• [Problem requirements] Include in the output only the lines from the opening of the records through the line containing "(492,432) -- (492,298)", each printed exactly; pictures are omitted.

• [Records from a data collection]

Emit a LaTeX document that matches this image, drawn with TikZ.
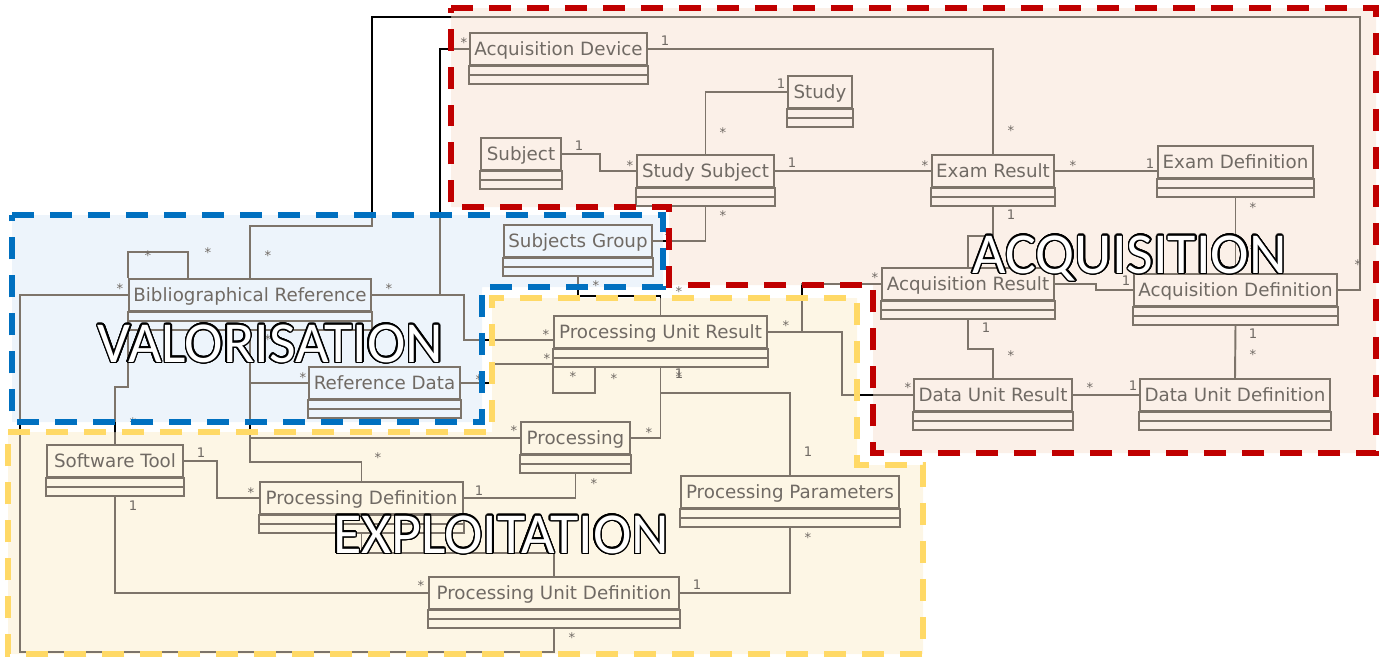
\documentclass[tikz,border=0pt]{standalone}
\usepackage{fontspec}
\setmainfont{DejaVu Sans}
\newfontfamily\titlefont{Carlito}
\usepackage[copies]{contour}
\contourlength{0.8pt}
\contournumber{24}
\usepackage{tikz}
\usetikzlibrary{calc}

\definecolor{ln}{RGB}{125,116,106}
\definecolor{txt}{RGB}{112,106,100}
\definecolor{acqfill}{RGB}{251,240,232}
\definecolor{valfill}{RGB}{237,244,251}
\definecolor{expfill}{RGB}{253,246,229}
\definecolor{acqline}{RGB}{192,0,0}
\definecolor{valline}{RGB}{0,112,192}
\definecolor{expline}{RGB}{255,217,102}

\tikzset{
  cls/.style={draw=ln, line width=1.1pt, inner sep=0pt, minimum height=0.64cm,
    text=txt, font=\fontsize{10.4}{12}\selectfont, text height=7.6pt, text depth=0pt},
  box/.style={draw=ln, line width=1.1pt},
  link/.style={draw=ln, line width=1.1pt},
  mult/.style={text=txt, inner sep=0pt, font=\fontsize{7.5}{8}\selectfont,
    text height=5.4pt, text depth=0pt},
  zone/.style={line width=3pt, dash pattern=on 0.44cm off 0.32cm},
  title/.style={text=white, font=\titlefont\fontsize{33}{36}\selectfont, anchor=base}
}

% class box: name, centre of name row, width (px), text
\newcommand{\umlclass}[4]{%
  \node[cls, minimum width=0.02cm*#3] (#1) at (#2) {#4};
  \draw[box] (#1.south west) rectangle ([yshift=-0.36cm]#1.south east);
  \draw[box] ([yshift=-0.18cm]#1.south west) -- ([yshift=-0.18cm]#1.south east);
  \coordinate (#1-s) at ([yshift=-0.36cm]#1.south);
}
\newcommand{\mstar}{\raisebox{-0.2em}{*}}

% zones
\newcommand{\acqzone}{(451,8) -- (1376,8) -- (1376,453) -- (873,453) -- (873,285) -- (669,285) -- (669,207) -- (451,207) -- cycle}
\newcommand{\valzone}{(12,215) -- (663,215) -- (663,287) -- (482,287) -- (482,422) -- (12,422) -- cycle}
\newcommand{\expzone}{(8,432) -- (492,432) -- (492,298) -- (857,298) -- (857,465) -- (923,465) -- (923,654) -- (8,654) -- cycle}

% associations
\newcommand{\links}{%
  \draw[link] (acqdev.east) -| (examres.north);
  \draw[link] (study.west) -| (stsub.north);
  \draw[link] (subject.east) -- ++(38,0) |- (stsub.west);
  \draw[link] (stsub.east) -- (examres.west);
  \draw[link] (examres.east) -- (examres.east -| examdef.west);
  \draw[link] (examdef-s) -- (acqdef.north);
  \draw[link] (examres-s) -- ++(0,30) -| (acqres.north);
  \draw[link] (acqres.east) -- ++(41,0) |- (acqdef.west);
  \draw[link] (acqres-s) -- ++(0,30) -| (dur.north);
  \draw[link] (dur.east) -- (dud.west);
  \draw[link] (acqdef-s) -- (dud.north);
  \draw[link] (acqdef.east) -| (1360,17) -| (372,226) -| (bibref.north);
  \draw[link] (acqdev.west) -- ++(-29,0) |- (bibref.east);
  \draw[link] (bibref.east) -- ++(92,0) |- ($(pur.west)+(0,8)$);
  \draw[link] (bibref.north west) -- ++(0,-26) -- ++(60,0) -- ++(0,26);
  \draw[link] (bibref.west) -| (20,652) -| (pud-s);
  \draw[link] (bibref-s -| bibref.west) -- ++(0,57) -| (swtool.north);
  \draw[link] (bibref-s) |- (refdata.west);
  \draw[link] (bibref-s) |- (proc.west);
  \draw[link] (bibref-s) -- ++(0,132) -| (procdef.north);
  \draw[link] (refdata.east) -- ++(33,0) |- ($(pur.west)+(0,32)$);
  \draw[link] (subjgrp.east) -| (stsub-s);
  \draw[link] (subjgrp-s) -- ++(0,20) -| (pur.north);
  \draw[link] (pur.east) -- ++(34,0) |- (acqres.west);
  \draw[link] (pur.east) -- ++(74,0) |- (dur.west);
  \draw[link] ($(pur.south west)+(0,18)$) -- ++(0,26) -- ++(42,0) -- ++(0,-26);
  \draw[link] (pur-s) |- (proc.east);
  \draw[link] (pur-s) -- ++(0,26) -| (procpar.north);
  \draw[link] (proc-s) |- (procdef.east);
  \draw[link] (swtool.east) -- ++(33,0) |- (procdef.west);
  \draw[link] (swtool-s) |- (pud.west);
  \draw[link] (procdef-s) -- ++(0,20) -| (pud.north);
  \draw[link] (pud.east) -| (procpar-s);
}

\begin{document}
\begin{tikzpicture}[x=0.02cm, y=-0.02cm]
  \useasboundingbox (0,0) rectangle (1386,657);
  \fill[acqfill] \acqzone;
  \fill[valfill] \valzone;
  \fill[expfill] \expzone;

  % acquisition
  \umlclass{acqdev}{558.5,49}{177}{Acquisition Device}
  \umlclass{study}{820,92}{64}{Study}
  \umlclass{subject}{521,154}{80}{Subject}
  \umlclass{stsub}{705.5,171}{137}{Study Subject}
  \umlclass{examres}{993,171}{122}{Exam Result}
  \umlclass{examdef}{1235.5,162}{155}{Exam Definition}
  \umlclass{acqres}{968,284}{172}{Acquisition Result}
  \umlclass{acqdef}{1235.5,290}{203}{Acquisition Definition}
  \umlclass{dur}{993,395}{158}{Data Unit Result}
  \umlclass{dud}{1235,395}{190}{Data Unit Definition}
  % valorisation
  \umlclass{bibref}{250,295}{242}{Bibliographical Reference}
  \umlclass{refdata}{384.5,383}{151}{Reference Data}
  \umlclass{subjgrp}{578,241}{148}{Subjects Group}
  % exploitation
  \umlclass{pur}{660.5,332}{213}{Processing Unit Result}
  \umlclass{proc}{575.5,438}{109}{Processing}
  \umlclass{swtool}{115,461}{136}{Software Tool}
  \umlclass{procdef}{361.5,498}{203}{Processing Definition}
  \umlclass{procpar}{790,492}{218}{Processing Parameters}
  \umlclass{pud}{554,593}{250}{Processing Unit Definition}

  \links
  \begin{scope}[even odd rule, link/.style={draw=black, line width=1.1pt}]
    \clip (0,0) rectangle (1386,657) \acqzone \valzone \expzone;
    \links
  \end{scope}

  \foreach \x/\y/\t [count=\i] in {665/41/1, 1011/128/\mstar, 464/40/\mstar, 781/84/1,
      723/130/\mstar, 579/146/1, 630/163/\mstar, 792/163/1, 925/163/\mstar,
      1073/163/\mstar, 1150/164/1, 1253/205/\mstar, 1253/247/\mstar, 1011/215/1,
      1126/281/1, 986/328/1, 1011/353/\mstar, 1090/385/\mstar, 1133/386/1,
      1253/334/1, 1253/352/\mstar, 1358/262/\mstar, 268/253/\mstar, 389/286/\mstar,
      120/286/\mstar, 148/253/\mstar, 208/250/\mstar, 268/337/\mstar, 303/375/\mstar,
      479/377/\mstar, 546/332/\mstar, 547/356/\mstar, 668/233/\mstar, 723/213/\mstar,
      596/283/\mstar, 679/289/\mstar, 786/323/\mstar, 875/275/\mstar, 908/385/\mstar,
      573/374/\mstar, 614/376/\mstar, 679/374/\mstar, 679/374/1, 649/430/\mstar,
      514/428/\mstar, 808/452/1, 594/481/\mstar, 479/491/1, 378/455/\mstar,
      201/453/1, 251/490/\mstar, 133/506/1, 421/583/\mstar, 697/585/1,
      808/535/\mstar, 572/635/\mstar, 133/420/\mstar, 378/540/\mstar}
    \node[mult] (m\i) at (\x,\y) {\t};

  \draw[zone, acqline] \acqzone;
  \draw[zone, valline] \valzone;
  \draw[zone, expline] \expzone;

  \node[title] (valtitle) at (270.5,362) {\contour{black}{VALORISATION}};
  \node[title] (acqtitle) at (1129.5,273) {\contour{black}{ACQUISITION}};
  \node[title] (exptitle) at (501,553) {\contour{black}{EXPLOITATION}};
\end{tikzpicture}
\end{document}
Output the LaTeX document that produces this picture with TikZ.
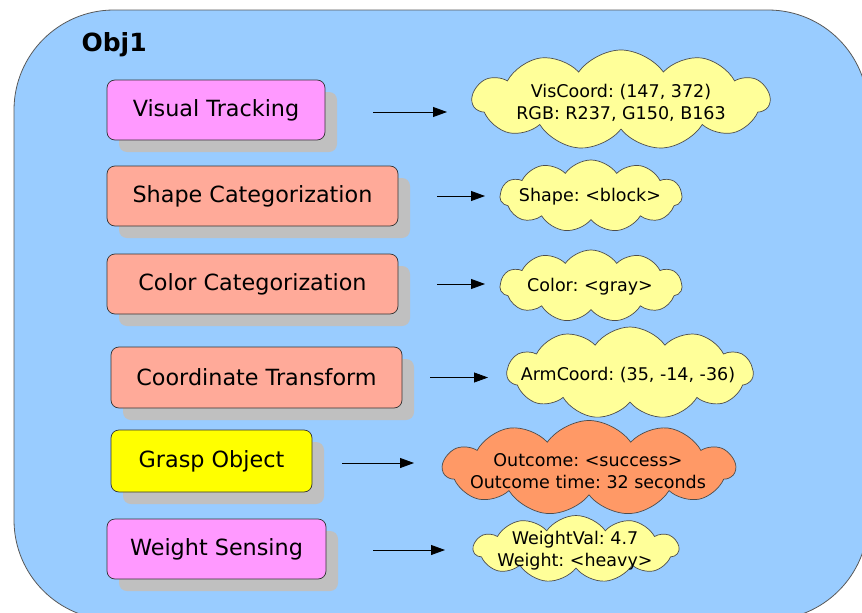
\documentclass[tikz,border=0pt]{standalone}
\usepackage{fontspec}
\setmainfont{DejaVu Sans}
\frenchspacing
\usetikzlibrary{shapes.symbols,arrows.meta,shadows,calc}
\definecolor{bgblue}{HTML}{99CCFF}
\definecolor{pinkbox}{HTML}{FF99FF}
\definecolor{salmonbox}{HTML}{FFAA99}
\definecolor{yellowbox}{HTML}{FFFF00}
\definecolor{cloudyellow}{HTML}{FFFF99}
\definecolor{cloudorange}{HTML}{FF9966}
\definecolor{shadowgray}{HTML}{C0C0C0}
\tikzset{
  procbox/.style={draw=black!80, line width=0.7pt, rounded corners=8pt, inner sep=0pt,
    font=\fontsize{22.3}{26}\selectfont,
    drop shadow={shadow xshift=12pt, shadow yshift=-12pt, fill=shadowgray, opacity=1}},
  infocloud/.style={cloud, cloud puffs=11, cloud puff arc=110, cloud ignores aspect,
    draw=black!70, line width=0.7pt, inner sep=0pt},
  cloudtext/.style={align=center, inner sep=0pt, font=\fontsize{17.5}{22}\selectfont},
  arr/.style={-{Triangle[length=14pt,width=10pt]}, line width=0.8pt, black}
}
\begin{document}
\begin{tikzpicture}[x=1pt,y=-1pt]
\useasboundingbox (0,0) rectangle (862,613);
\begin{scope}
\clip (0,0) rectangle (862,613);
\draw[fill=bgblue, draw=black!65, line width=0.8pt, rounded corners=100pt] (14,10) rectangle (868,620);
\end{scope}
\node[font=\bfseries\fontsize{25}{30}\selectfont, anchor=west] (title) at (78,45) {Obj1};

\node[procbox, fill=pinkbox, minimum width=218pt, minimum height=60pt] (vt) at (216,110) {Visual Tracking};
\node[procbox, fill=salmonbox, minimum width=291pt, minimum height=60pt] (sc) at (252.5,196) {Shape Categorization};
\node[procbox, fill=salmonbox, minimum width=291pt, minimum height=60pt] (cc) at (252.5,284) {Color Categorization};
\node[procbox, fill=salmonbox, minimum width=291pt, minimum height=61pt] (ct) at (256.5,377.5) {Coordinate Transform};
\node[procbox, fill=yellowbox, minimum width=201pt, minimum height=62pt] (go) at (211.5,461) {Grasp Object};
\node[procbox, fill=pinkbox, minimum width=219pt, minimum height=60pt] (ws) at (216.5,549) {Weight Sensing};

\node[infocloud, fill=cloudyellow, minimum width=297pt, minimum height=100pt] (c1) at (621,100) {};
\node[infocloud, fill=cloudyellow, minimum width=182pt, minimum height=72pt] (c2) at (591,196) {};
\node[infocloud, fill=cloudyellow, minimum width=182pt, minimum height=72pt] (c3) at (591,286) {};
\node[infocloud, fill=cloudyellow, minimum width=246pt, minimum height=92pt] (c4) at (630,373) {};
\node[infocloud, fill=cloudorange, minimum width=292pt, minimum height=95pt] (c5) at (589,468) {};
\node[infocloud, fill=cloudyellow, minimum width=205pt, minimum height=67pt] (c6) at (576,549) {};

\node[cloudtext] (t1) at (621,103) {VisCoord: (147, 372)\\RGB: R237, G150, B163};
\node[cloudtext] (t2) at (590,197) {Shape: <block>};
\node[cloudtext] (t3) at (590,287) {Color: <gray>};
\node[cloudtext] (t4) at (628,375) {ArmCoord: (35, -14, -36)};
\node[cloudtext] (t5) at (588,471) {Outcome: <success>\\Outcome time: 32 seconds};
\node[cloudtext] (t6) at (575,550.5) {WeightVal: 4.7\\Weight: <heavy>};

\draw[arr] ($(vt.east)+(48,2)$) -- ($(c1.center |- vt.east)+(-174,2)$);
\draw[arr] ($(sc.east)+(39,0)$) -- ($(c2.center |- sc.east)+(-106,0)$);
\draw[arr] ($(cc.east)+(39,0)$) -- ($(c3.center |- cc.east)+(-106,0)$);
\draw[arr] ($(ct.east)+(28,0)$) -- ($(c4.center |- ct.east)+(-142,0)$);
\draw[arr] ($(go.east)+(30,2)$) -- ($(c5.center |- go.east)+(-175,2)$);
\draw[arr] ($(ws.east)+(47,1)$) -- ($(c6.center |- ws.east)+(-131,1)$);
\end{tikzpicture}
\end{document}
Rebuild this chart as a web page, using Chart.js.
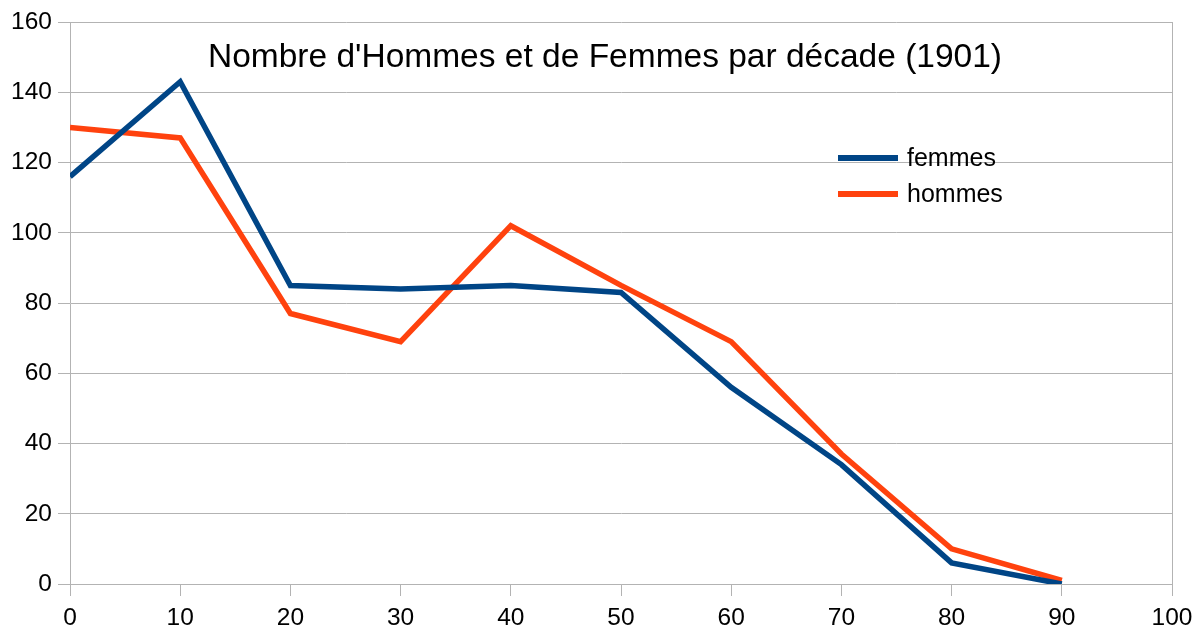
<!DOCTYPE html>
<html>
<head>
<meta charset="utf-8">
<script src="https://cdn.jsdelivr.net/npm/chart.js@4"></script>
<style>
  html, body { margin: 0; padding: 0; background: #fff; }
  #wrap { width: 1195px; height: 631px; }
</style>
</head>
<body>
<div id="wrap"><canvas id="chart"></canvas></div>
<script>
const decades = [0, 10, 20, 30, 40, 50, 60, 70, 80, 90];
const femmes = [116, 143, 85, 84, 85, 83, 56, 34, 6, 0];
const hommes = [130, 127, 77, 69, 102, 85, 69, 37, 10, 1];
const titre = "Nombre d'Hommes et de Femmes par décade (1901)";

const GRID = "#b3b3b3";
const FONT = "'Liberation Sans', Arial, sans-serif";

// titre et légende dessinés dans la zone du graphique
const overlay = {
  id: "overlay",
  afterDraw(chart) {
    const ctx = chart.ctx;
    ctx.save();
    ctx.fillStyle = "#000";
    ctx.font = "33.5px " + FONT;
    ctx.textAlign = "center";
    ctx.textBaseline = "middle";
    ctx.fillText(titre, 605, 58);

    ctx.font = "25px " + FONT;
    ctx.textAlign = "left";
    chart.data.datasets.forEach((ds, i) => {
      const y = 158 + i * 36;
      ctx.strokeStyle = ds.borderColor;
      ctx.lineWidth = 6;
      ctx.beginPath();
      ctx.moveTo(838, y);
      ctx.lineTo(898, y);
      ctx.stroke();
      ctx.fillText(ds.label, 907, y + 1);
    });
    ctx.restore();
  }
};

new Chart(document.getElementById("chart"), {
  type: "line",
  data: {
    datasets: [
      {
        label: "femmes",
        data: decades.map((d, i) => ({ x: d, y: femmes[i] })),
        borderColor: "#004586",
        borderWidth: 5.5,
        pointRadius: 0,
        tension: 0
      },
      {
        label: "hommes",
        data: decades.map((d, i) => ({ x: d, y: hommes[i] })),
        borderColor: "#ff420e",
        borderWidth: 5.5,
        pointRadius: 0,
        tension: 0
      }
    ]
  },
  options: {
    responsive: true,
    maintainAspectRatio: false,
    animation: false,
    layout: { padding: { top: 22, right: 23, left: 0, bottom: 0 } },
    plugins: {
      legend: { display: false },
      title: { display: false },
      tooltip: { enabled: false }
    },
    scales: {
      x: {
        type: "linear",
        min: 0,
        max: 100,
        afterFit: s => { s.height = 47; s.paddingLeft = 0; s.paddingRight = 0; },
        ticks: {
          stepSize: 10,
          color: "#000",
          font: { family: FONT, size: 24.5 },
          padding: 8,
          maxRotation: 0
        },
        grid: {
          color: c => (c.tick && c.tick.value === 100 ? GRID : "rgba(0,0,0,0)"),
          tickColor: GRID,
          tickLength: 12,
          lineWidth: 1
        },
        border: { color: GRID }
      },
      y: {
        min: 0,
        max: 160,
        afterFit: s => { s.width = 70; s.paddingTop = 0; s.paddingBottom = 0; },
        ticks: {
          stepSize: 20,
          color: "#000",
          font: { family: FONT, size: 24.5 },
          padding: 6
        },
        grid: {
          color: GRID,
          tickColor: GRID,
          tickLength: 12,
          lineWidth: 1
        },
        border: { color: GRID }
      }
    }
  },
  plugins: [overlay]
});
</script>
</body>
</html>
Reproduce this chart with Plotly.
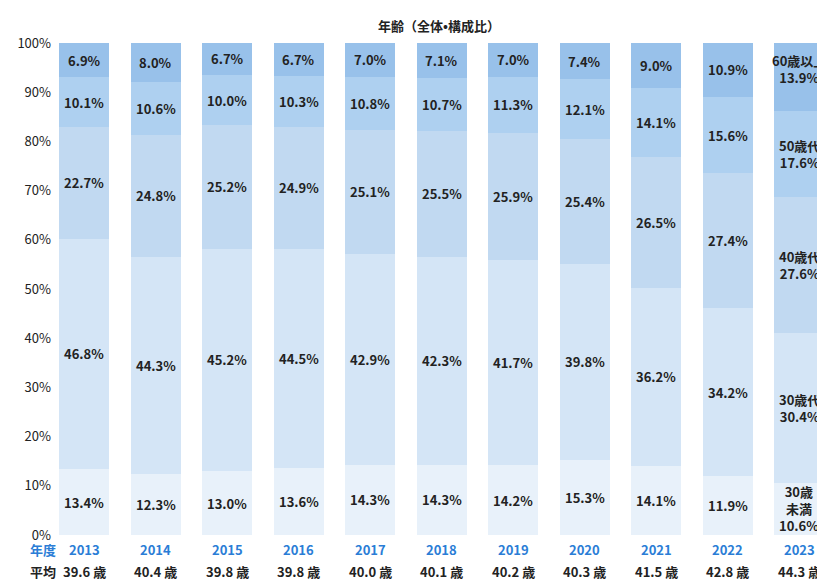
import plotly.graph_objects as go

years = ["2013","2014","2015","2016","2017","2018","2019","2020","2021","2022","2023"]
avg_age = ["39.6 歳","40.4 歳","39.8 歳","39.8 歳","40.0 歳","40.1 歳","40.2 歳","40.3 歳","41.5 歳","42.8 歳","44.3 歳"]
under30 = [13.4,12.3,13.0,13.6,14.3,14.3,14.2,15.3,14.1,11.9,10.6]
age30s = [46.8,44.3,45.2,44.5,42.9,42.3,41.7,39.8,36.2,34.2,30.4]
age40s = [22.7,24.8,25.2,24.9,25.1,25.5,25.9,25.4,26.5,27.4,27.6]
age50s = [10.1,10.6,10.0,10.3,10.8,10.7,11.3,12.1,14.1,15.6,17.6]
age60p = [6.9,8.0,6.7,6.7,7.0,7.1,7.0,7.4,9.0,10.9,13.9]
names = ["30歳<br>未満","30歳代","40歳代","50歳代","60歳以上"]
colors = ["#e8f1fa","#d4e5f6","#c1d9f1","#aed0f0","#98c1ea"]

FONT = "Noto Sans CJK JP"
fig = go.Figure()
xs = list(range(len(years)))
base = [0.0] * len(years)
anns = []
for vals, nm, col in zip([under30, age30s, age40s, age50s, age60p], names, colors):
    fig.add_trace(go.Bar(x=xs, y=vals, width=0.7, marker=dict(color=col, line=dict(width=0)),
                         hoverinfo="skip"))
    for i, v in enumerate(vals):
        t = f"<b>{v:.1f}%</b>"
        if i == len(vals) - 1:
            t = "<b>" + nm.replace("<br>", "</b><br><b>") + f"</b><br><b>{v:.1f}%</b>"
        yc = base[i] + v / 2
        if i == len(vals) - 1 and nm == "60歳以上":
            yc = base[i] + v * 0.62
        anns.append(dict(x=i, y=yc, xref="x", yref="y", text=t, showarrow=False,
                         font=dict(size=13, color="#222", family=FONT)))
        base[i] += v

for i, (y, a) in enumerate(zip(years, avg_age)):
    anns.append(dict(x=i, y=-0.052, xref="x", yref="paper", text=f"<b>{y}</b>", showarrow=False,
                     font=dict(size=13, color="#2a7dd6", family=FONT)))
    anns.append(dict(x=i, y=-0.097, xref="x", yref="paper", text=f"<b>{a}</b>", showarrow=False,
                     font=dict(size=13, color="#222", family=FONT)))
anns.append(dict(x=-0.031, y=-0.052, xref="paper", yref="paper", text="<b>年度</b>", showarrow=False,
                 font=dict(size=13, color="#2a7dd6", family=FONT)))
anns.append(dict(x=-0.031, y=-0.097, xref="paper", yref="paper", text="<b>平均</b>", showarrow=False,
                 font=dict(size=13, color="#222", family=FONT)))
anns.append(dict(x=0.495, y=1.0, xref="paper", yref="paper", yanchor="bottom", yshift=6,
                 text="<b>年齢（全体•構成比）</b>", showarrow=False, font=dict(size=13, color="#222", family=FONT)))

fig.update_layout(
    barmode="stack", width=825, height=580, showlegend=False,
    margin=dict(l=44, r=0, t=35, b=53, autoexpand=False),
    plot_bgcolor="white", paper_bgcolor="white",
    font=dict(family=FONT, size=13, color="#222"),
    annotations=anns,
    xaxis=dict(range=[-0.448, 10.475], showticklabels=False, showgrid=False, zeroline=False, ticks="",
               automargin=False),
    yaxis=dict(range=[0, 100], dtick=10, ticksuffix="%", showgrid=False, zeroline=False, automargin=False,
               tickfont=dict(size=13, color="#222", family=FONT)),
)
fig.write_html("out.html")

• [Reply to the exercise]
Emit a LaTeX document that matches this image, drawn with TikZ.
\documentclass[tikz,border=0pt]{standalone}
\usepackage{fontspec}
\setmainfont{DejaVu Sans}
\newfontfamily\titlefont{Carlito}
\usepackage[copies]{contour}
\contourlength{0.8pt}
\contournumber{24}
\usepackage{tikz}
\usetikzlibrary{calc}

\definecolor{ln}{RGB}{125,116,106}
\definecolor{txt}{RGB}{112,106,100}
\definecolor{acqfill}{RGB}{251,240,232}
\definecolor{valfill}{RGB}{237,244,251}
\definecolor{expfill}{RGB}{253,246,229}
\definecolor{acqline}{RGB}{192,0,0}
\definecolor{valline}{RGB}{0,112,192}
\definecolor{expline}{RGB}{255,217,102}

\tikzset{
  cls/.style={draw=ln, line width=1.1pt, inner sep=0pt, minimum height=0.64cm,
    text=txt, font=\fontsize{10.4}{12}\selectfont, text height=7.6pt, text depth=0pt},
  box/.style={draw=ln, line width=1.1pt},
  link/.style={draw=ln, line width=1.1pt},
  mult/.style={text=txt, inner sep=0pt, font=\fontsize{7.5}{8}\selectfont,
    text height=5.4pt, text depth=0pt},
  zone/.style={line width=3pt, dash pattern=on 0.44cm off 0.32cm},
  title/.style={text=white, font=\titlefont\fontsize{33}{36}\selectfont, anchor=base}
}

% class box: name, centre of name row, width (px), text
\newcommand{\umlclass}[4]{%
  \node[cls, minimum width=0.02cm*#3] (#1) at (#2) {#4};
  \draw[box] (#1.south west) rectangle ([yshift=-0.36cm]#1.south east);
  \draw[box] ([yshift=-0.18cm]#1.south west) -- ([yshift=-0.18cm]#1.south east);
  \coordinate (#1-s) at ([yshift=-0.36cm]#1.south);
}
\newcommand{\mstar}{\raisebox{-0.2em}{*}}

% zones
\newcommand{\acqzone}{(451,8) -- (1376,8) -- (1376,453) -- (873,453) -- (873,285) -- (669,285) -- (669,207) -- (451,207) -- cycle}
\newcommand{\valzone}{(12,215) -- (663,215) -- (663,287) -- (482,287) -- (482,422) -- (12,422) -- cycle}
\newcommand{\expzone}{(8,432) -- (492,432) -- (492,298) -- (857,298) -- (857,465) -- (923,465) -- (923,654) -- (8,654) -- cycle}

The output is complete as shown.